A Primitive Variable Discrete Exterior Calculus Discretization of Incompressible Navier-Stokes Equations over Surface Simplicial Meshes

TL;DR

This paper develops a conservative primitive variable discretization of the Navier-Stokes equations using discrete exterior calculus on surface meshes, extending previous methods to include energy-preserving time integration and Coriolis effects for planetary flows.

Contribution

It introduces an extended DEC-based discretization that preserves invariants and energy over time, suitable for simulating rotating planetary flows.

Findings

Second order accuracy on structured meshes

First order accuracy on unstructured meshes

Conservation of invariants over long simulations

Abstract

A conservative primitive variable discrete exterior calculus (DEC) discretization of the Navier-Stokes equations is performed. An existing DEC method (Mohamed, M. S., Hirani, A. N., Samtaney, R. (2016). Discrete exterior calculus discretization of incompressible Navier-Stokes equations over surface simplicial meshes. Journal of Computational Physics, 312, 175-191) is modified to this end, and is extended to include the energy-preserving time integration and the Coriolis force to enhance its applicability to investigate the late time behavior of flows on rotating surfaces, i.e., that of the planetary flows.
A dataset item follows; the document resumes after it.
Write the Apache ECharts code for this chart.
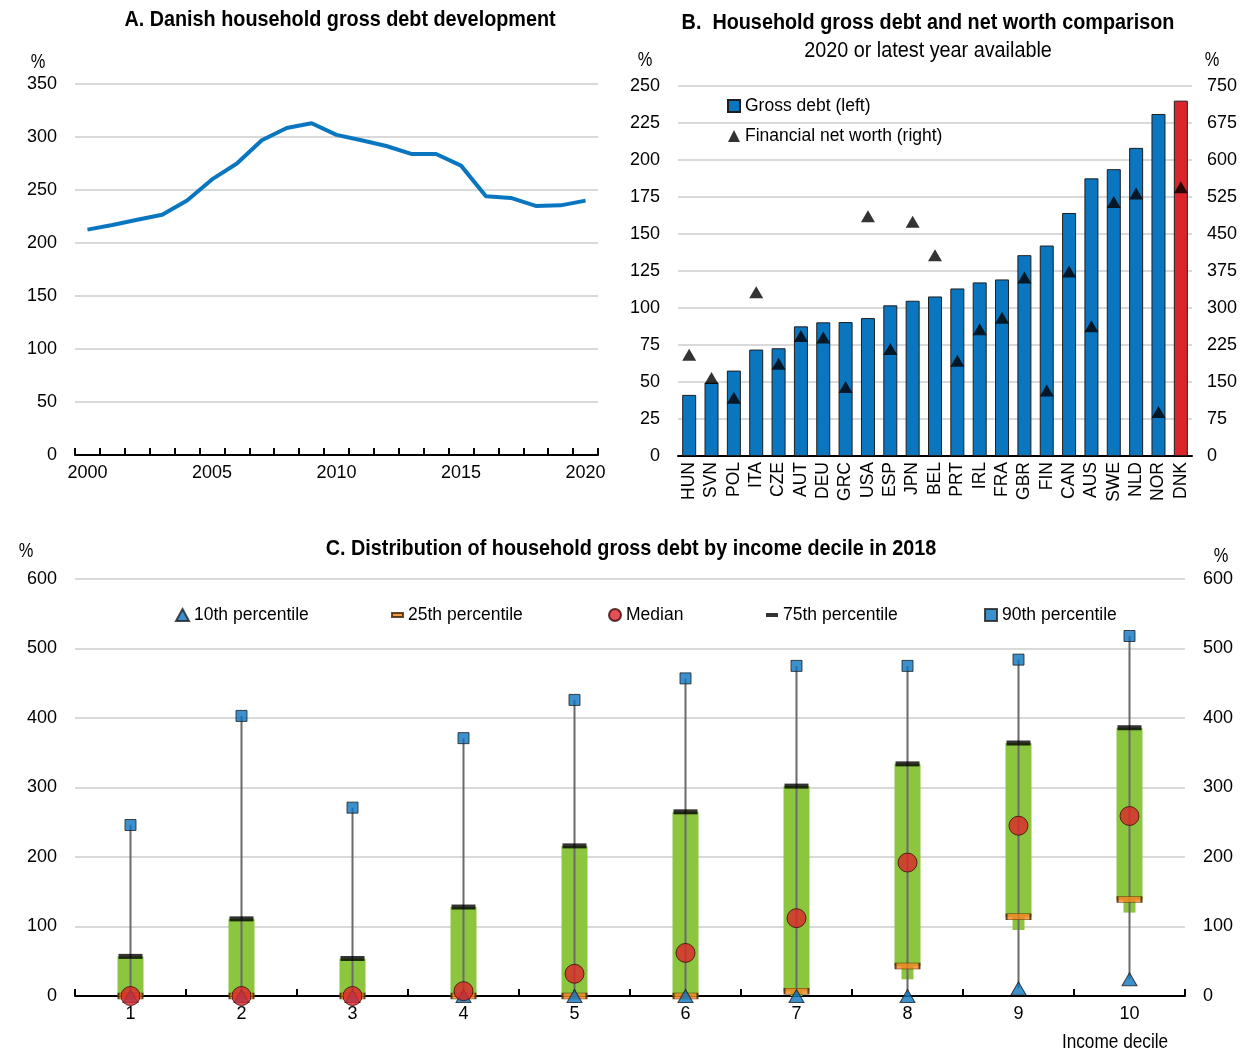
<!DOCTYPE html>
<html>
<head>
<meta charset="utf-8">
<title>Household debt in Denmark</title>
<script src="https://cdn.jsdelivr.net/npm/echarts@6/dist/echarts.min.js"></script>
<style>
  html, body { margin: 0; padding: 0; background: #ffffff; }
  #chart { width: 1243px; height: 1052px; }
</style>
</head>
<body>
<div id="chart"></div>
<script>
// Panel A: Danish household gross debt, % of disposable income
const years = ['2000','2001','2002','2003','2004','2005','2006','2007','2008','2009','2010',
               '2011','2012','2013','2014','2015','2016','2017','2018','2019','2020'];
const debtDenmark = [212.6, 217, 222, 226.7, 240, 260, 275, 297, 308.5, 313, 302,
                     297, 291.5, 284, 284, 273, 244, 242.5, 235, 235.5, 240];

// Panel B: cross-country comparison
const countries = ['HUN','SVN','POL','ITA','CZE','AUT','DEU','GRC','USA','ESP','JPN','BEL',
                   'PRT','IRL','FRA','GBR','FIN','CAN','AUS','SWE','NLD','NOR','DNK'];
const grossDebt = [41.3, 49.5, 57.7, 71.9, 72.8, 87.6, 90.3, 90.5, 93.2, 101.8, 104.9, 107.8,
                   113.2, 117.3, 119.3, 135.7, 142.2, 164.2, 187.6, 193.8, 208.2, 231.1, 240.1];
const netWorth = [205, 158, 118, 332, 187, 243, 240, 140, 486, 217, 475, 407,
                  193, 257, 280, 362, 133, 374, 263, 515, 532, 89, 545];

// Panel C: distribution of gross debt by income decile, 2018
const deciles = ['1','2','3','4','5','6','7','8','9','10'];
const p10 = [0, 0, 0, 0, 0, 0, 0, 0, 11, 24];
const p25 = [0, 0, 0, 0, 0, 0, 7, 43, 114, 139];
const median = [0, 0, 0, 7, 32, 62, 112, 192, 245, 259];
const p75 = [57, 111, 54, 128, 216, 265, 302, 334, 364, 386];
const p90 = [246, 403, 271, 371, 426, 457, 475, 475, 484, 518];
const boxFloor = [0, 0, 0, 0, 0, 0, 0, 24, 95, 120];

const FONT = "'Liberation Sans', Arial, sans-serif";
const BLUE = '#0b76c0';
const RED = '#dc252b';
const GREEN = '#8cc63f';
const ORANGE = '#f58220';
const GRID_COLOR = '#d9d9d9';
const EDGE = '#1e1e1e';

const labelStyle = { fontFamily: FONT, fontSize: 18, color: '#000' };
const legendText = { fontFamily: FONT, fontSize: 17.5, color: '#000' };

// Free-standing text, squeezed horizontally to a condensed look
function text(x, y, str, opts) {
  opts = opts || {};
  return {
    type: 'text', x: x, y: y, scaleX: opts.squeeze || 0.82, silent: true,
    style: {
      text: str,
      font: (opts.weight || 'normal') + ' ' + (opts.size || 21) + 'px ' + FONT,
      fill: '#000',
      textAlign: opts.align || 'center',
      textVerticalAlign: 'middle',
      align: opts.align || 'center',
      verticalAlign: 'middle'
    }
  };
}

const valueAxisBase = {
  type: 'value',
  axisLine: { show: false },
  axisTick: { show: false },
  axisLabel: Object.assign({ margin: 18 }, labelStyle),
  splitLine: { show: true, lineStyle: { color: GRID_COLOR, width: 2 } }
};

const chart = echarts.init(document.getElementById('chart'), null, { renderer: 'canvas' });

const option = {
  animation: false,
  backgroundColor: '#ffffff',
  textStyle: { fontFamily: FONT },
  grid: [
    { left: 75, top: 84, width: 523, height: 371 },
    { left: 678, top: 86, width: 514, height: 370 },
    { left: 75, top: 579, width: 1110, height: 417 }
  ],
  xAxis: [
    {
      type: 'category', gridIndex: 0, data: years, boundaryGap: true,
      axisLine: { lineStyle: { color: '#000', width: 2 } },
      axisTick: { show: true, inside: true, length: 7, interval: 0, lineStyle: { color: '#000', width: 2 } },
      axisLabel: Object.assign({ interval: 4, margin: 9 }, labelStyle),
      splitLine: { show: false }
    },
    {
      type: 'category', gridIndex: 1, data: countries, boundaryGap: true,
      axisLine: { lineStyle: { color: '#000', width: 2 } },
      axisTick: { show: false },
      axisLabel: Object.assign({ interval: 0, rotate: 90, margin: 6 }, labelStyle, { fontSize: 17.5 }),
      splitLine: { show: false }
    },
    {
      type: 'category', gridIndex: 2, data: deciles, boundaryGap: true,
      axisLine: { lineStyle: { color: '#000', width: 2 } },
      axisTick: { show: true, inside: true, length: 7, interval: 0, lineStyle: { color: '#000', width: 2 } },
      axisLabel: Object.assign({ interval: 0, margin: 9 }, labelStyle),
      splitLine: { show: false }
    }
  ],
  yAxis: [
    Object.assign({}, valueAxisBase, { gridIndex: 0, min: 0, max: 350, interval: 50 }),
    Object.assign({}, valueAxisBase, { gridIndex: 1, min: 0, max: 250, interval: 25 }),
    Object.assign({}, valueAxisBase, {
      gridIndex: 1, min: 0, max: 750, interval: 75, position: 'right',
      splitLine: { show: false },
      axisLabel: Object.assign({ margin: 15 }, labelStyle)
    }),
    Object.assign({}, valueAxisBase, { gridIndex: 2, min: 0, max: 600, interval: 100 }),
    Object.assign({}, valueAxisBase, {
      gridIndex: 2, min: 0, max: 600, interval: 100, position: 'right',
      splitLine: { show: false }
    })
  ],
  legend: [
    {
      data: [{ name: 'Gross debt (left)', icon: 'rect' }, { name: 'Financial net worth (right)', icon: 'triangle' }],
      orient: 'vertical', left: 727, top: 97, padding: 0, itemGap: 12,
      itemWidth: 12, itemHeight: 12,
      textStyle: legendText
    },
    {
      data: [{ name: '10th percentile', icon: 'triangle' }], left: 175, top: 606, padding: 0,
      itemWidth: 13, itemHeight: 12, textStyle: legendText
    },
    {
      data: [{ name: '25th percentile', icon: 'rect' }], left: 391, top: 606, padding: 0,
      itemWidth: 11, itemHeight: 4, textStyle: legendText
    },
    {
      data: [{ name: 'Median', icon: 'circle' }], left: 608, top: 606, padding: 0,
      itemWidth: 12, itemHeight: 12, textStyle: legendText
    },
    {
      data: [{ name: '75th percentile', icon: 'rect' }], left: 766, top: 606, padding: 0,
      itemWidth: 12, itemHeight: 4, textStyle: legendText
    },
    {
      data: [{ name: '90th percentile', icon: 'rect' }], left: 984, top: 606, padding: 0,
      itemWidth: 12, itemHeight: 12, textStyle: legendText
    }
  ],
  graphic: [
    text(340, 20, 'A. Danish household gross debt development', { weight: 'bold', size: 22, squeeze: 0.9 }),
    text(38, 62, '%', { size: 20 }),
    text(928, 23, 'B.  Household gross debt and net worth comparison', { weight: 'bold', size: 22, squeeze: 0.9 }),
    text(928, 51, '2020 or latest year available', { size: 22, squeeze: 0.9 }),
    text(645, 60, '%', { size: 20 }),
    text(1212, 60, '%', { size: 20 }),
    text(631, 549, 'C. Distribution of household gross debt by income decile in 2018', { weight: 'bold', size: 22, squeeze: 0.9 }),
    text(26, 551, '%', { size: 20 }),
    text(1221, 556, '%', { size: 20 }),
    text(1115, 1042, 'Income decile', { size: 21 })
  ],
  series: [
    // Panel A
    {
      name: 'Gross debt DK', type: 'line', xAxisIndex: 0, yAxisIndex: 0,
      data: debtDenmark, showSymbol: false, symbol: 'none',
      lineStyle: { color: BLUE, width: 4 }, itemStyle: { color: BLUE }
    },
    // Panel B
    {
      name: 'Gross debt (left)', type: 'bar', xAxisIndex: 1, yAxisIndex: 1,
      barWidth: 14,
      data: grossDebt.map((v, i) => countries[i] === 'DNK'
        ? { value: v, itemStyle: { color: RED } }
        : v),
      itemStyle: { color: BLUE, borderColor: EDGE, borderWidth: 1 }
    },
    {
      name: 'Financial net worth (right)', type: 'scatter', xAxisIndex: 1, yAxisIndex: 2,
      data: netWorth, symbol: 'triangle', symbolSize: [14, 12],
      itemStyle: { color: '#000' }, z: 5
    },
    // Panel C: interquartile box
    {
      name: 'Interquartile range', type: 'custom', xAxisIndex: 2, yAxisIndex: 3,
      data: deciles.map((d, i) => [i, p25[i], p75[i], boxFloor[i]]),
      encode: { x: 0, y: [1, 2, 3] },
      renderItem: function (params, api) {
        const i = api.value(0);
        const top = api.coord([i, api.value(2)]);
        const low = api.coord([i, api.value(1)]);
        const floor = api.coord([i, api.value(3)]);
        const w = 26, sw = 12;
        const children = [{
          type: 'rect',
          shape: { x: top[0] - w / 2, y: top[1], width: w, height: low[1] - top[1] },
          style: { fill: GREEN }
        }];
        if (floor[1] > low[1] + 0.5) {
          children.push({
            type: 'rect',
            shape: { x: low[0] - sw / 2, y: low[1], width: sw, height: floor[1] - low[1] },
            style: { fill: GREEN }
          });
        }
        return { type: 'group', children: children };
      },
      z: 2
    },
    // Panel C: whisker from 10th to 90th percentile
    {
      name: 'Range', type: 'custom', xAxisIndex: 2, yAxisIndex: 3,
      data: deciles.map((d, i) => [i, p10[i], p90[i]]),
      encode: { x: 0, y: [1, 2] },
      renderItem: function (params, api) {
        const i = api.value(0);
        const a = api.coord([i, api.value(1)]);
        const b = api.coord([i, api.value(2)]);
        return {
          type: 'line',
          shape: { x1: a[0], y1: a[1], x2: b[0], y2: b[1] },
          style: { stroke: '#6b6b6b', lineWidth: 2 }
        };
      },
      z: 3
    },
    {
      name: '25th percentile', type: 'scatter', xAxisIndex: 2, yAxisIndex: 3,
      data: p25, symbol: 'rect', symbolSize: [24, 6],
      itemStyle: { color: ORANGE, borderColor: '#3a2000', borderWidth: 1 }, z: 4
    },
    {
      name: '75th percentile', type: 'scatter', xAxisIndex: 2, yAxisIndex: 3,
      data: p75, symbol: 'rect', symbolSize: [24, 5],
      itemStyle: { color: '#000' }, z: 4
    },
    {
      name: '10th percentile', type: 'scatter', xAxisIndex: 2, yAxisIndex: 3,
      data: p10, symbol: 'triangle', symbolSize: [15, 13],
      itemStyle: { color: BLUE, borderColor: EDGE, borderWidth: 1 }, z: 5
    },
    {
      name: 'Median', type: 'scatter', xAxisIndex: 2, yAxisIndex: 3,
      data: median, symbol: 'circle', symbolSize: 19,
      itemStyle: { color: RED, borderColor: '#3a0a0a', borderWidth: 1 }, z: 6
    },
    {
      name: '90th percentile', type: 'scatter', xAxisIndex: 2, yAxisIndex: 3,
      data: p90, symbol: 'rect', symbolSize: 11,
      itemStyle: { color: BLUE, borderColor: EDGE, borderWidth: 1 }, z: 6
    }
  ]
};

chart.setOption(option);
</script>
</body>
</html>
The simulation experiments show second order accuracy of the scheme for the structured-triangular meshes, and first order accuracy for the otherwise unstructured meshes. The method exhibits second order kinetic energy relative error convergence rate with mesh size for inviscid flows. The test case of flow on a rotating sphere demonstrates that the method preserves the stationary state, and conserves the inviscid invariants over an extended period of time.